The car must be registered and insured.
I'm actually starting to like the USA again...
Cars are registered and insured in the US at the state level, the federal government isn't party to it. Frankly, even at the state level, insurance is not filed with the state unless you have prior convictions of lacking required insurance (then you have to file a SR-22, at least in Texas).
My auto insurance is between me and my insurance company, I have a card to show a police officer if pulled over that I carry at least the minimum required coverage, but the government doesn't know how much, only that I have "enough".
As for a "wealth tax", are you serious? Blah... if it is taxed when I earn it, then you can't have another go at it, that is the whole idea of no double taxation. We fought a war of independence to rid ourselves of such nonsense. Of course, we have the death tax, which is clearly unconstitutional, but seems to be ignored anyway, so perhaps I shouldn't talk. Stupid government not following its own rules.
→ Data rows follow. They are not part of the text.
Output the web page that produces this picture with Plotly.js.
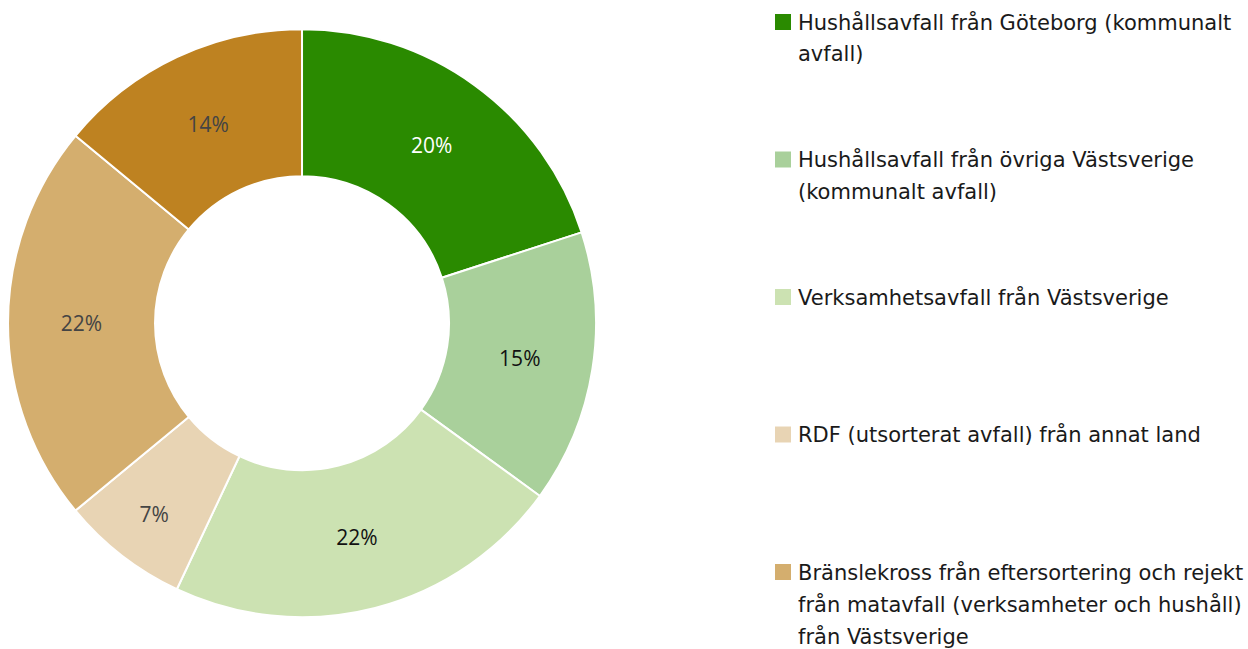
<!DOCTYPE html>
<html>
<head>
<meta charset="utf-8">
<script src="https://cdn.plot.ly/plotly-3.0.1.min.js"></script>
<style>
html,body{margin:0;padding:0;background:#fff;}
#chart{width:1248px;height:649px;}
</style>
</head>
<body>
<div id="chart"></div>
<script>
// Categories (legend lines split with "\n")
var categories = [
  "Hushållsavfall från Göteborg (kommunalt\navfall)",
  "Hushållsavfall från övriga Västsverige\n(kommunalt avfall)",
  "Verksamhetsavfall från Västsverige",
  "RDF (utsorterat avfall) från annat land",
  "Bränslekross från eftersortering och rejekt\nfrån matavfall (verksamheter och hushåll)\nfrån Västsverige",
  "Övrigt"
];
var shares = [20, 15, 22, 7, 22, 14];
var colors = ["#2a8a00", "#a9d09b", "#cce2b2", "#e8d4b4", "#d4ae6e", "#be8221"];
var textColors = ["#ffffff", "#111111", "#111111", "#444444", "#444444", "#444444"];
var legendCount = 5; // entries visible in the picture

var FONT = "'Open Sans', 'Noto Sans', sans-serif";
var LEGEND_FONT = "'DejaVu Sans', 'Open Sans', sans-serif";

var trace = {
  type: "pie",
  labels: categories.map(function(c){ return c.replace(/\n/g, " "); }),
  values: shares,
  hole: 0.5,
  sort: false,
  direction: "clockwise",
  rotation: 0,
  marker: {colors: colors, line: {color: "#ffffff", width: 2}},
  texttemplate: "%{value}%",
  textinfo: "text",
  textposition: "inside",
  insidetextorientation: "horizontal",
  insidetextfont: {family: FONT, size: 21, color: textColors},
  domain: {x: [0.0064, 0.4776], y: [0.049, 0.955]},
  showlegend: false,
  hoverinfo: "label+percent"
};

var annotations = [];
var shapes = [];
var lx = 796 / 1248;       // legend text left (paper)
var topY = 22;             // first entry center, px from top
var entryGap = 137.5;      // px between entries
var lineH = 32;            // px per text line
for (var i = 0; i < legendCount; i++) {
  var lines = categories[i].split("\n");
  var cy = topY + i * entryGap;
  shapes.push({
    type: "rect", xref: "paper", yref: "paper",
    x0: 775 / 1248, x1: 791 / 1248,
    y0: 1 - (cy + 8) / 649, y1: 1 - (cy - 8) / 649,
    fillcolor: colors[i], line: {width: 0}
  });
  for (var j = 0; j < lines.length; j++) {
    annotations.push({
      xref: "paper", yref: "paper",
      x: lx, y: 1 - (cy + j * lineH) / 649,
      xanchor: "left", yanchor: "middle",
      text: lines[j], showarrow: false, align: "left",
      font: {family: LEGEND_FONT, size: 21, color: "#1a1a1a"}
    });
  }
}

var layout = {
  width: 1248, height: 649,
  margin: {l: 0, r: 0, t: 0, b: 0},
  paper_bgcolor: "#ffffff",
  plot_bgcolor: "#ffffff",
  showlegend: false,
  font: {family: FONT},
  annotations: annotations,
  shapes: shapes
};

Plotly.newPlot("chart", [trace], layout, {displayModeBar: false, staticPlot: true});
</script>
</body>
</html>
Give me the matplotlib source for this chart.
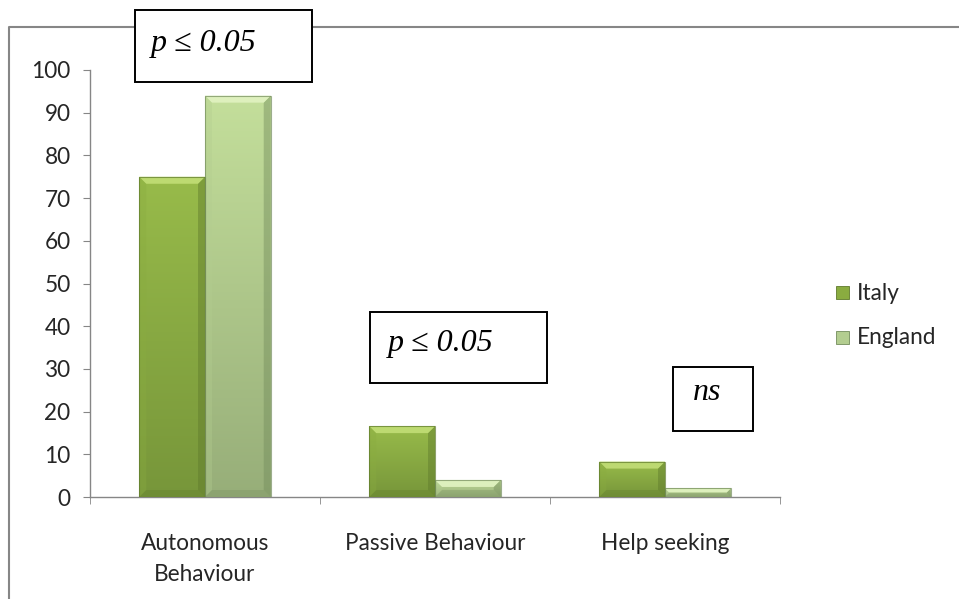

As far as insurance goes - you only need to have liability insurance. If you want to insure your car for theft and damages, that's voluntary - but being able to pay for damages caused by you isn't. And as Norway is a rather small country, rather than a federation of states, expect it to have information and powers that you'd usually think would would be separated by "federal" and "state". You get a sticker every year showing that the yearly road fee is paid, and that liability insurance is OK.
Wealth tax has some bad side effects - like most taxes - and fortunately, the new government is working towards removing it. However, the Norwegian tax system is in general more sane than the US system - lower rates and less loop holes - so it isn't all bad. And more importantly, Norway has a healthy budget surplus - the key to any sane tax cut.